Weber estimated property taxes for a $165,000 home nearby would go down by $68 a year if the TIF didn't exist but the related development had happened anyway.
"It has (a) minimized impact on the taxpayer," said Weber of the TIF. "Other factors are more significantly causing this upward trend" in local property tax rates since 2003.
Council member Chemberly Cummings said the presentation "is just showing how well we've done." She noted Normal has been honored as an example of how to revitalize a small downtown district.
"This is what cities across the country are doing today," she said. "It hurts when we turn our nose up (at it) to spite our face. ... We are making sound decisions."
The council's newest members, Stan Nord and Smith, voted against the brewpub deal after questioning why it's necessary to incentivize a business to use highly desirable retail space in uptown.
"If it's such a success, taxpayers should not need to continue ... giving things away for businesses coming into uptown," said Nord. "I just don't see the net gain for the taxpayers in this investment."

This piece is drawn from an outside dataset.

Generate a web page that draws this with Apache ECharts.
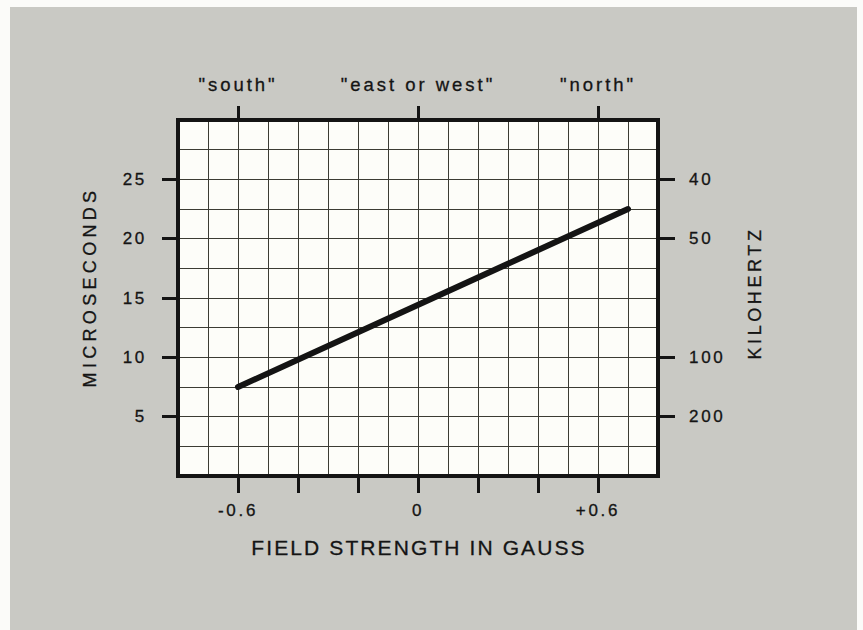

Council member Kevin McCarthy responded the owners, Ryan and Steve Fiala, are risking $1.6 million on the project at at 127 E. Beaufort St. knowing the business needs to succeed before it gets any money back, and it could increase future sales and property tax proceeds for the municipality.
"The definition of great economic development (is to) bring money from outside your community into your community," he said, adding the brewpub will do that. "Craft beer is big business in the United States, and it's growing."
Nord responded that the business may not bring in additional visitors from outside the area, however.
"All we're doing is redistributing market share" currently going to other local businesses, he said.